* _DATASET CONTENT_
******

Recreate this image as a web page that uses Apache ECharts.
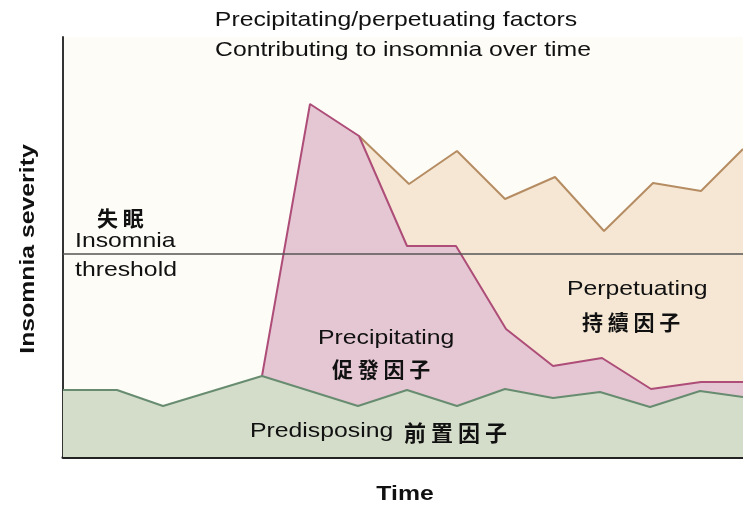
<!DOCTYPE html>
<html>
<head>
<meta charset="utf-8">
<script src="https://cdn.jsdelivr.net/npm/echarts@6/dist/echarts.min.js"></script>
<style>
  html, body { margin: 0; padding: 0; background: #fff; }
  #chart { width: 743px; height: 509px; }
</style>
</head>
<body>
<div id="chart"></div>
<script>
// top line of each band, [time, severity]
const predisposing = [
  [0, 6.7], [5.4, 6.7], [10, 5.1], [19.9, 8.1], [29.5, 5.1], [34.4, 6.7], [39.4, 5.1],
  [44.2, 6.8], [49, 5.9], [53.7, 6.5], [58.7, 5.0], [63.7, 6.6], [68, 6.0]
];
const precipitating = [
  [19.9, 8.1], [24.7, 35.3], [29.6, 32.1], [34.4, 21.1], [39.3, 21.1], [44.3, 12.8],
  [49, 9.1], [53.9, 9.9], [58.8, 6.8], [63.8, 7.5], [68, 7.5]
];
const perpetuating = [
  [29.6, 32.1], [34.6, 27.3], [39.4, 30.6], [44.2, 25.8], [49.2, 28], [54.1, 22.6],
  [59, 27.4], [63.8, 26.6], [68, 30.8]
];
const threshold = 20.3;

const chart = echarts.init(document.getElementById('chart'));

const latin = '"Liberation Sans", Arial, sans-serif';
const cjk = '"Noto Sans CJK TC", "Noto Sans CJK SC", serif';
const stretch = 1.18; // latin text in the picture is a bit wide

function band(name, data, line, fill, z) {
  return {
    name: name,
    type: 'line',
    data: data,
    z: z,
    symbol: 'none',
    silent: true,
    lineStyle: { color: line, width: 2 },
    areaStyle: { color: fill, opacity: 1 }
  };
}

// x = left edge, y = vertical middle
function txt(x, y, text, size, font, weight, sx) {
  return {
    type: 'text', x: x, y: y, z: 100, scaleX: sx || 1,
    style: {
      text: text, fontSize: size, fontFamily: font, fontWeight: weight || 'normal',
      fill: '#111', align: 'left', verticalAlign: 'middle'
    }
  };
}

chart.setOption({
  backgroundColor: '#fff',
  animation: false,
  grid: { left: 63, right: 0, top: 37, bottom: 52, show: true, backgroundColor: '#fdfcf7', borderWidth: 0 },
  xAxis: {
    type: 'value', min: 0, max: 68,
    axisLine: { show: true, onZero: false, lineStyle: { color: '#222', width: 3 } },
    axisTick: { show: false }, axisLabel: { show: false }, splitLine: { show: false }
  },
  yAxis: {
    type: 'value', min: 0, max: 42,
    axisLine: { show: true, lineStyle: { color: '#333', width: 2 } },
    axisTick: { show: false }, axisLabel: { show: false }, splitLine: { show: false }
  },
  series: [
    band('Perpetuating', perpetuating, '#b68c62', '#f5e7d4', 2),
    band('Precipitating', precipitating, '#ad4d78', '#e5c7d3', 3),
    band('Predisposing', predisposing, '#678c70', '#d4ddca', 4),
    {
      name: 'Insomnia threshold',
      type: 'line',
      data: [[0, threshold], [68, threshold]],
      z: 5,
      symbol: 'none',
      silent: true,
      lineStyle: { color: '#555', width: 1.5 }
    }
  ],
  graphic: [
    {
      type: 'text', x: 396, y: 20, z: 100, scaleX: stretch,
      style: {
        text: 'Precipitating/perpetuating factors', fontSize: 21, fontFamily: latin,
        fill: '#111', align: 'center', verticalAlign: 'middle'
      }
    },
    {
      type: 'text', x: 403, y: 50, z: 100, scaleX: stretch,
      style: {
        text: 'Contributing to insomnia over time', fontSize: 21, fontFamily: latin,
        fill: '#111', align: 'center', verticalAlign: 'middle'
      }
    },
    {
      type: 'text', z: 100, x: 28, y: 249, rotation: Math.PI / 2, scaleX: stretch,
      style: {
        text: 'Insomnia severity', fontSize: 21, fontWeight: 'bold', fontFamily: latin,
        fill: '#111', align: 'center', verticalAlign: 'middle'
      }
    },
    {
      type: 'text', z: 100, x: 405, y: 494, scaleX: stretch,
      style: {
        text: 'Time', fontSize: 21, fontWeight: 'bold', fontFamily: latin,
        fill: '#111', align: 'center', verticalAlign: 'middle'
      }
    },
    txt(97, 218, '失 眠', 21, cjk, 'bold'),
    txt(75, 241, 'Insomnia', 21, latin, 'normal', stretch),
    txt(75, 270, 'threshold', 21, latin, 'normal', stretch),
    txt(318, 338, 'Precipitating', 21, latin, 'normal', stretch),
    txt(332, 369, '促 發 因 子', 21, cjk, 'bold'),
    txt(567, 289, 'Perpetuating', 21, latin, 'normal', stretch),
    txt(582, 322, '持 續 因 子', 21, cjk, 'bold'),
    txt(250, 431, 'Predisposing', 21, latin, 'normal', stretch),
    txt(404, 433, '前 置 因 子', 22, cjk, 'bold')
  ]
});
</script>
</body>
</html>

******

Transcribe the full listing above exactly, with the images removed.

Recreate this image as a web page that uses Apache ECharts.
<!DOCTYPE html>
<html>
<head>
<meta charset="utf-8">
<script src="https://cdn.jsdelivr.net/npm/echarts@6/dist/echarts.min.js"></script>
<style>
  html, body { margin: 0; padding: 0; background: #fff; }
  #chart { width: 743px; height: 509px; }
</style>
</head>
<body>
<div id="chart"></div>
<script>
// top line of each band, [time, severity]
const predisposing = [
  [0, 6.7], [5.4, 6.7], [10, 5.1], [19.9, 8.1], [29.5, 5.1], [34.4, 6.7], [39.4, 5.1],
  [44.2, 6.8], [49, 5.9], [53.7, 6.5], [58.7, 5.0], [63.7, 6.6], [68, 6.0]
];
const precipitating = [
  [19.9, 8.1], [24.7, 35.3], [29.6, 32.1], [34.4, 21.1], [39.3, 21.1], [44.3, 12.8],
  [49, 9.1], [53.9, 9.9], [58.8, 6.8], [63.8, 7.5], [68, 7.5]
];
const perpetuating = [
  [29.6, 32.1], [34.6, 27.3], [39.4, 30.6], [44.2, 25.8], [49.2, 28], [54.1, 22.6],
  [59, 27.4], [63.8, 26.6], [68, 30.8]
];
const threshold = 20.3;

const chart = echarts.init(document.getElementById('chart'));

const latin = '"Liberation Sans", Arial, sans-serif';
const cjk = '"Noto Sans CJK TC", "Noto Sans CJK SC", serif';
const stretch = 1.18; // latin text in the picture is a bit wide

function band(name, data, line, fill, z) {
  return {
    name: name,
    type: 'line',
    data: data,
    z: z,
    symbol: 'none',
    silent: true,
    lineStyle: { color: line, width: 2 },
    areaStyle: { color: fill, opacity: 1 }
  };
}

// x = left edge, y = vertical middle
function txt(x, y, text, size, font, weight, sx) {
  return {
    type: 'text', x: x, y: y, z: 100, scaleX: sx || 1,
    style: {
      text: text, fontSize: size, fontFamily: font, fontWeight: weight || 'normal',
      fill: '#111', align: 'left', verticalAlign: 'middle'
    }
  };
}

chart.setOption({
  backgroundColor: '#fff',
  animation: false,
  grid: { left: 63, right: 0, top: 37, bottom: 52, show: true, backgroundColor: '#fdfcf7', borderWidth: 0 },
  xAxis: {
    type: 'value', min: 0, max: 68,
    axisLine: { show: true, onZero: false, lineStyle: { color: '#222', width: 3 } },
    axisTick: { show: false }, axisLabel: { show: false }, splitLine: { show: false }
  },
  yAxis: {
    type: 'value', min: 0, max: 42,
    axisLine: { show: true, lineStyle: { color: '#333', width: 2 } },
    axisTick: { show: false }, axisLabel: { show: false }, splitLine: { show: false }
  },
  series: [
    band('Perpetuating', perpetuating, '#b68c62', '#f5e7d4', 2),
    band('Precipitating', precipitating, '#ad4d78', '#e5c7d3', 3),
    band('Predisposing', predisposing, '#678c70', '#d4ddca', 4),
    {
      name: 'Insomnia threshold',
      type: 'line',
      data: [[0, threshold], [68, threshold]],
      z: 5,
      symbol: 'none',
      silent: true,
      lineStyle: { color: '#555', width: 1.5 }
    }
  ],
  graphic: [
    {
      type: 'text', x: 396, y: 20, z: 100, scaleX: stretch,
      style: {
        text: 'Precipitating/perpetuating factors', fontSize: 21, fontFamily: latin,
        fill: '#111', align: 'center', verticalAlign: 'middle'
      }
    },
    {
      type: 'text', x: 403, y: 50, z: 100, scaleX: stretch,
      style: {
        text: 'Contributing to insomnia over time', fontSize: 21, fontFamily: latin,
        fill: '#111', align: 'center', verticalAlign: 'middle'
      }
    },
    {
      type: 'text', z: 100, x: 28, y: 249, rotation: Math.PI / 2, scaleX: stretch,
      style: {
        text: 'Insomnia severity', fontSize: 21, fontWeight: 'bold', fontFamily: latin,
        fill: '#111', align: 'center', verticalAlign: 'middle'
      }
    },
    {
      type: 'text', z: 100, x: 405, y: 494, scaleX: stretch,
      style: {
        text: 'Time', fontSize: 21, fontWeight: 'bold', fontFamily: latin,
        fill: '#111', align: 'center', verticalAlign: 'middle'
      }
    },
    txt(97, 218, '失 眠', 21, cjk, 'bold'),
    txt(75, 241, 'Insomnia', 21, latin, 'normal', stretch),
    txt(75, 270, 'threshold', 21, latin, 'normal', stretch),
    txt(318, 338, 'Precipitating', 21, latin, 'normal', stretch),
    txt(332, 369, '促 發 因 子', 21, cjk, 'bold'),
    txt(567, 289, 'Perpetuating', 21, latin, 'normal', stretch),
    txt(582, 322, '持 續 因 子', 21, cjk, 'bold'),
    txt(250, 431, 'Predisposing', 21, latin, 'normal', stretch),
    txt(404, 433, '前 置 因 子', 22, cjk, 'bold')
  ]
});
</script>
</body>
</html>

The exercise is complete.